* _What is needed_
Make an exact copy, from the records below, of the lines from the line containing "Output the web" to the line containing "const yTickValues = [0];", both lines included, excluding pictures.
---------- Provided information ----------
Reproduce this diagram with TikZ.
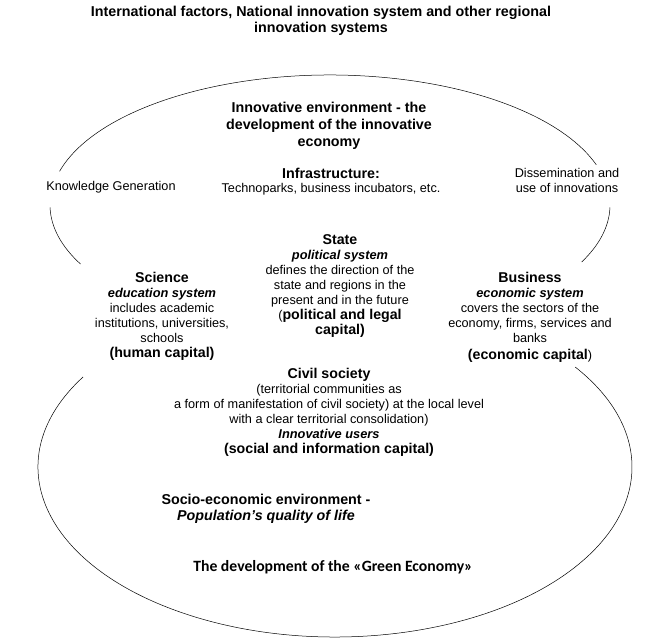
\documentclass[tikz,border=0pt]{standalone}
\usepackage{fontspec}
\setmainfont{Liberation Sans}
\newfontfamily\greenfont{Carlito}
\usepackage{tikz}
\usetikzlibrary{positioning}
\tikzset{txt/.style = {align=center, inner sep=0pt,
                       font=\fontsize{12.7}{15}\selectfont}}
\newcommand{\bigb}[1]{{\fontsize{14.2}{15}\selectfont\bfseries #1}}
\newcommand{\subbi}[1]{{\fontsize{12.8}{15}\selectfont\bfseries\itshape #1}}

\begin{document}
\begin{tikzpicture}[x=1pt, y=-1pt, node distance={16pt}, line width=0.5pt, hd/.style = {txt, font=\fontsize{14.3}{15.5}\selectfont\bfseries}]
\useasboundingbox (0,0) rectangle (667,642);
% the two environments
\draw (330,205) ++(195:280 and 130) arc[start angle=195, end angle=342, x radius=280, y radius=130];
\draw (330,205) ++(179:280 and 130) arc[start angle=179, end angle=153, x radius=280, y radius=130];
\draw (330,205) ++(1:280 and 130) arc[start angle=1, end angle=26, x radius=280, y radius=130];
\draw (335,467) ++(212:297 and 170) arc[start angle=212, end angle=-36, x radius=297, y radius=170];
% texts
\node[hd] (intl) at (321,21) {International factors, National innovation system and other regional\\innovation systems};
\node[hd, font=\fontsize{14.3}{17}\selectfont\bfseries] (innov) at (329,126) {Innovative environment - the\\development of the innovative\\economy};
\node[hd] (infra) at (331,173) {Infrastructure:};
\node[txt] (techno) [below of=infra] {Technoparks, business incubators, etc.};
\node[txt] (knowl) at (111,187) {Knowledge Generation};
\node[txt] (dissem) at (567,180) {Dissemination and\\use of innovations};
\node[txt] (state) at (340,286) {\bigb{State}\\\subbi{political system}\\defines the direction of the\\state and regions in the\\present and in the future\\(\bigb{political and legal}\\\bigb{capital)}};
\node[txt] (science) at (162,316) {\bigb{Science}\\\subbi{education system}\\includes academic\\institutions, universities,\\schools\\\bigb{(human capital)}};
\node[txt] (business) at (530,317) {\bigb{Business}\\\subbi{economic system}\\covers the sectors of the\\economy, firms, services and\\banks\\[2pt]\bigb{(economic capital})};
\node[txt] (civil) at (329,412) {\bigb{Civil society}\\(territorial communities as\\a form of manifestation of civil society) at the local level\\with a clear territorial consolidation)\\\subbi{Innovative users}\\\bigb{(social and information capital)}};
\node[hd] (socio) at (266,509) {Socio-economic environment -\\\textit{Population’s quality of life}};
\node[hd, font=\fontsize{15.7}{16}\greenfont\bfseries] (green) at (333,567) {The development of the «Green Economy»};
\end{tikzpicture}
\end{document}
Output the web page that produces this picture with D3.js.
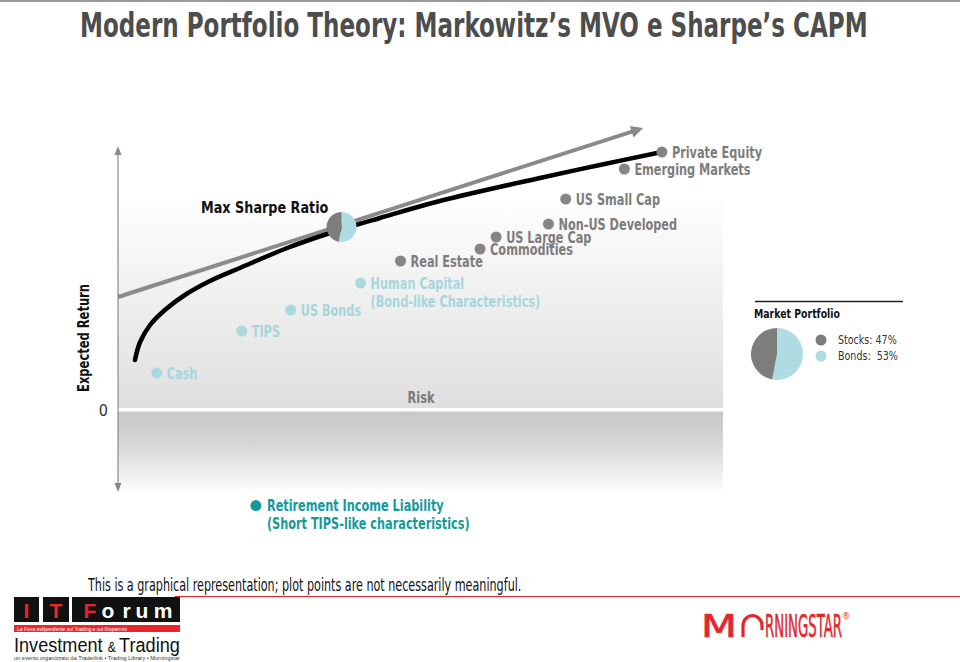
<!DOCTYPE html>
<html><head><meta charset="utf-8">
<script src="https://cdnjs.cloudflare.com/ajax/libs/d3/7.8.5/d3.min.js"></script>
<style>
body{margin:0;background:#fff;}
svg{display:block;}
text{font-family:"Liberation Sans Narrow","Arial Narrow","DejaVu Sans Condensed","Roboto Condensed",sans-serif;}
</style></head><body><svg id="c" width="960" height="662"></svg>
<script>
// ---------- data ----------
const titleText = "Modern Portfolio Theory: Markowitz\u2019s MVO e Sharpe\u2019s CAPM";
const footnoteText = "This is a graphical representation; plot points are not necessarily meaningful.";
const xAxisLabel = "Risk";
const yAxisLabel = "Expected Return";
const yTickValues = [0];

const assetNames   = ["Cash","TIPS","US Bonds","Human Capital","Real Estate","Commodities","US Large Cap","Non-US Developed","US Small Cap","Emerging Markets","Private Equity","Retirement Income Liability"];
const assetSub     = ["","","","(Bond-like Characteristics)","","","","","","","","(Short TIPS-like characteristics)"];
const assetRisk    = [1.28, 4.09, 5.71, 8.02, 9.34, 11.97, 12.5, 14.23, 14.8, 16.74, 17.98, 4.56];
const assetReturn  = [1.85, 3.95, 5.0, 6.35, 7.45, 8.05, 8.65, 9.3, 10.55, 12.05, 12.9, -4.78];
const assetGroup   = ["bond","bond","bond","bond","equity","equity","equity","equity","equity","equity","equity","liability"];

const frontierRisk   = [0.56, 0.73, 1.06, 1.55, 2.21, 3.04, 4.03, 5.59, 7.11, 8.66, 10.64, 13.95, 15.93, 17.98];
const frontierReturn = [2.5, 3.4, 4.25, 5.0, 5.75, 6.45, 7.1, 8.1, 8.9, 9.6, 10.45, 11.6, 12.25, 12.9];

const cmlRisk   = [0, 17.36];
const cmlReturn = [5.65, 14.1];

const maxSharpeRisk = 7.39, maxSharpeReturn = 9.15;
const maxSharpeLabel = "Max Sharpe Ratio";

const mixLabels = ["Stocks","Bonds"];
const mixValues = [47, 53];
const mixText   = ["Stocks: 47%","Bonds:  53%"];
const marketTitle = "Market Portfolio";

// ---------- styles ----------
const colors = {equity:"#858585", bond:"#aad9df", liability:"#17999a"};
const pieColors = {Stocks:"#7d7d7d", Bonds:"#aedce2"};
const labelColors = {equity:"#7d7d7d", bond:"#a6d6dc", liability:"#17999a"};

const svg = d3.select("#c");
const defs = svg.append("defs");

// horizontally condense a text element about its anchor point
function narrow(sel, s, extra){
  sel.each(function(){
    const t = d3.select(this);
    const tx = +t.attr("x") || 0, ty = +t.attr("y") || 0;
    t.attr("x",0).attr("y",0).attr("transform",`translate(${tx},${ty}) ${extra||""} scale(${s},1)`);
  });
  return sel;
}
// fit a text element to a given width by horizontal scaling
function fit(sel, w){
  sel.each(function(){
    const L = this.getComputedTextLength();
    narrow(d3.select(this), w / L);
  });
  return sel;
}

const x = d3.scaleLinear().domain([0, 20]).range([118, 723]);
const y = d3.scaleLinear().domain([0, 15]).range([410, 110]);

// top rule
svg.append("rect").attr("x",0).attr("y",0).attr("width",960).attr("height",2).attr("fill","#9a9a9a");

// title
fit(svg.append("text").attr("x",80).attr("y",37).attr("font-size",34).attr("font-weight","bold")
  .attr("fill","#4d4d4d").text(titleText), 788);

// background gradients
const g1 = defs.append("linearGradient").attr("id","gUp").attr("x1",0).attr("y1",0).attr("x2",0).attr("y2",1);
g1.append("stop").attr("offset","0").attr("stop-color","#ffffff");
g1.append("stop").attr("offset","0.2").attr("stop-color","#ffffff");
g1.append("stop").attr("offset","1").attr("stop-color","#dfdfdf");
const g2 = defs.append("linearGradient").attr("id","gDn").attr("x1",0).attr("y1",0).attr("x2",0).attr("y2",1);
g2.append("stop").attr("offset","0").attr("stop-color","#c7c7c7");
g2.append("stop").attr("offset","0.35").attr("stop-color","#d4d4d4");
g2.append("stop").attr("offset","1").attr("stop-color","#ffffff");

svg.append("rect").attr("x",x(0)).attr("y",140).attr("width",x(20)-x(0)).attr("height",y(0)-2-140).attr("fill","url(#gUp)");
svg.append("rect").attr("x",x(0)).attr("y",y(0)+1.5).attr("width",x(20)-x(0)).attr("height",82).attr("fill","url(#gDn)");

// y axis line with arrows
const axisX = x(0);
svg.append("line").attr("x1",axisX).attr("x2",axisX).attr("y1",152).attr("y2",486).attr("stroke","#8a8a8a").attr("stroke-width",1.2);
svg.append("path").attr("d",`M${axisX-3.5},155 L${axisX},146 L${axisX+3.5},155 Z`).attr("fill","#8a8a8a");
svg.append("path").attr("d",`M${axisX-3.5},483 L${axisX},492 L${axisX+3.5},483 Z`).attr("fill","#8a8a8a");

// y axis tick "0"
const yAxis = d3.axisLeft(y).tickValues(yTickValues).tickSize(0).tickPadding(10).tickFormat(d3.format("d"));
const ya = svg.append("g").attr("transform",`translate(${axisX},0)`).call(yAxis);
ya.select(".domain").remove();
ya.selectAll("text").attr("font-size",16).attr("fill","#333")
  .style("font-family",'"Liberation Sans Narrow","DejaVu Sans Condensed",sans-serif');

// axis labels
narrow(svg.append("text").attr("x",89).attr("y",338).attr("text-anchor","middle")
  .attr("font-size",16).attr("font-weight","bold").attr("fill","#111").text(yAxisLabel), 0.8, "rotate(-90)");
narrow(svg.append("text").attr("x",421).attr("y",403).attr("text-anchor","middle").attr("font-size",15.5)
  .attr("font-weight","bold").attr("fill","#7a7a7a").text(xAxisLabel), 0.82);

// capital market line
const cx0 = x(cmlRisk[0]), cy0 = y(cmlReturn[0]), cx1 = x(cmlRisk[1]), cy1 = y(cmlReturn[1]);
const ang = Math.atan2(cy1-cy0, cx1-cx0);
const back = 12, half = 6;
const bx = cx1 - back*Math.cos(ang), by = cy1 - back*Math.sin(ang);
svg.append("line").attr("x1",cx0).attr("y1",cy0).attr("x2",bx+2*Math.cos(ang)).attr("y2",by+2*Math.sin(ang))
  .attr("stroke","#8a8a8a").attr("stroke-width",4);
svg.append("path").attr("d",`M${cx1},${cy1} L${bx - half*Math.sin(ang)},${by + half*Math.cos(ang)} L${bx + half*Math.sin(ang)},${by - half*Math.cos(ang)} Z`)
  .attr("fill","#8a8a8a");

// efficient frontier
const frontier = frontierRisk.map((r,i)=>[r, frontierReturn[i]]);
svg.append("path").datum(frontier)
  .attr("d", d3.line().x(d=>x(d[0])).y(d=>y(d[1])).curve(d3.curveCatmullRom.alpha(0.5)))
  .attr("fill","none").attr("stroke","#000").attr("stroke-width",4.5).attr("stroke-linecap","round");

// asset points & labels
const assets = assetNames.map((n,i)=>({name:n, sub:assetSub[i], r:assetRisk[i], ret:assetReturn[i], g:assetGroup[i]}));
const ag = svg.append("g").selectAll("g").data(assets).join("g");
ag.append("circle").attr("cx",d=>x(d.r)).attr("cy",d=>y(d.ret)).attr("r",5.5).attr("fill",d=>colors[d.g]);
narrow(ag.append("text").attr("x",d=>x(d.r)+ (d.g==="liability"?11:10)).attr("y",d=>y(d.ret)+5.5)
  .attr("font-size",15.5).attr("font-weight","bold").attr("fill",d=>labelColors[d.g]).text(d=>d.name), 0.81);
narrow(ag.filter(d=>d.sub).append("text").attr("x",d=>x(d.r)+ (d.g==="liability"?11:10)).attr("y",d=>y(d.ret)+23.5)
  .attr("font-size",15.5).attr("font-weight","bold").attr("fill",d=>labelColors[d.g]).text(d=>d.sub), 0.81);

// pies
const pieOrder = [1,0]; // bonds clockwise from 12 o'clock, then stocks
const pie = d3.pie().sort(null).value(i=>mixValues[i]);
const arcs = pie(pieOrder);
function drawPie(cx, cy, r){
  const a = d3.arc().innerRadius(0).outerRadius(r);
  svg.append("g").attr("transform",`translate(${cx},${cy})`).selectAll("path").data(arcs).join("path")
    .attr("d",a).attr("fill",d=>pieColors[mixLabels[d.data]]);
}
drawPie(x(maxSharpeRisk), y(maxSharpeReturn), 15);
narrow(svg.append("text").attr("x",201).attr("y",213).attr("font-size",16).attr("font-weight","bold").attr("fill","#111").text(maxSharpeLabel), 0.89);

// market portfolio panel
svg.append("line").attr("x1",755).attr("x2",903).attr("y1",301.5).attr("y2",301.5).attr("stroke","#222").attr("stroke-width",1.3);
narrow(svg.append("text").attr("x",754).attr("y",318).attr("font-size",13).attr("font-weight","bold").attr("fill","#111").text(marketTitle), 0.8);
drawPie(777, 354, 26);
const lg = svg.append("g").selectAll("g").data(mixLabels).join("g");
lg.append("circle").attr("cx",821).attr("cy",(d,i)=>340+i*16).attr("r",5.5).attr("fill",d=>pieColors[d]);
narrow(lg.append("text").attr("x",838).attr("y",(d,i)=>344+i*15.5).attr("font-size",13).attr("fill","#333")
  .attr("xml:space","preserve").style("white-space","pre").text((d,i)=>mixText[i]), 0.815);

// footnote & red rule
fit(svg.append("text").attr("x",88).attr("y",591).attr("font-size",17).attr("fill","#111").text(footnoteText), 434);
svg.append("line").attr("x1",175).attr("x2",960).attr("y1",596.5).attr("y2",596.5).attr("stroke","#e0262c").attr("stroke-width",1.2);

// IT Forum logo
const logo = svg.append("g");
const sans = '"Liberation Sans","DejaVu Sans",Arial,sans-serif';
logo.append("rect").attr("x",14).attr("y",597).attr("width",25).attr("height",25).attr("fill","#111");
logo.append("rect").attr("x",43).attr("y",597).attr("width",26).attr("height",25).attr("fill","#111");
logo.append("rect").attr("x",72).attr("y",597).attr("width",108).attr("height",25).attr("fill","#111");
[["I",26.5,"#e8262b"],["T",56,"#e8262b"],["F",90,"#e8262b"],["o",108,"#fff"],["r",126.5,"#fff"],["u",142,"#fff"],["m",163,"#fff"]]
  .forEach(([t,cx,c])=>logo.append("text").attr("x",cx).attr("y",617.5).attr("text-anchor","middle")
    .attr("font-size",21).attr("font-weight","bold").attr("fill",c).style("font-family",sans).text(t));
logo.append("rect").attr("x",14).attr("y",625).attr("width",166).attr("height",7).attr("fill","#e8262b");
logo.append("text").attr("x",17).attr("y",630.5).attr("font-size",5).attr("fill","#fff").style("font-family",sans)
  .text("La Fiera indipendente sul Trading e sul Risparmio");
const inv = logo.append("text").attr("x",14).attr("y",652).attr("font-size",21).attr("fill","#111").style("font-family",sans);
inv.append("tspan").text("Investment ");
inv.append("tspan").attr("font-size",14).text("& ");
inv.append("tspan").text("Trading");
fit(inv, 166);
fit(logo.append("text").attr("x",14).attr("y",660).attr("font-size",6).attr("fill","#333").style("font-family",sans)
  .text("un evento organizzato da Traderlink \u2022 Trading Library \u2022 Morningstar"), 166);

// Morningstar logo
const ms = svg.append("g");
const red = "#e3262d";
fit(ms.append("text").attr("x",701).attr("y",637).attr("font-size",32).attr("fill",red)
  .attr("stroke",red).attr("stroke-width",0.6).text("M"), 36);
ms.append("path").attr("d","M743,637 L743,626 A9.5 10.5 0 0 1 762,626 L762,630").attr("fill","none").attr("stroke",red).attr("stroke-width",3.2);
fit(ms.append("text").attr("x",765).attr("y",637).attr("font-size",32).attr("fill",red)
  .attr("stroke",red).attr("stroke-width",0.6).text("RNINGSTAR"), 77);
ms.append("text").attr("x",846).attr("y",619).attr("text-anchor","middle").attr("font-size",9).attr("fill",red).text("\u00AE");
</script></body></html>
----------
* _Full response_
Output the web page that produces this picture with D3.js.
<!DOCTYPE html>
<html><head><meta charset="utf-8">
<script src="https://cdnjs.cloudflare.com/ajax/libs/d3/7.8.5/d3.min.js"></script>
<style>
body{margin:0;background:#fff;}
svg{display:block;}
text{font-family:"Liberation Sans Narrow","Arial Narrow","DejaVu Sans Condensed","Roboto Condensed",sans-serif;}
</style></head><body><svg id="c" width="960" height="662"></svg>
<script>
// ---------- data ----------
const titleText = "Modern Portfolio Theory: Markowitz\u2019s MVO e Sharpe\u2019s CAPM";
const footnoteText = "This is a graphical representation; plot points are not necessarily meaningful.";
const xAxisLabel = "Risk";
const yAxisLabel = "Expected Return";
const yTickValues = [0];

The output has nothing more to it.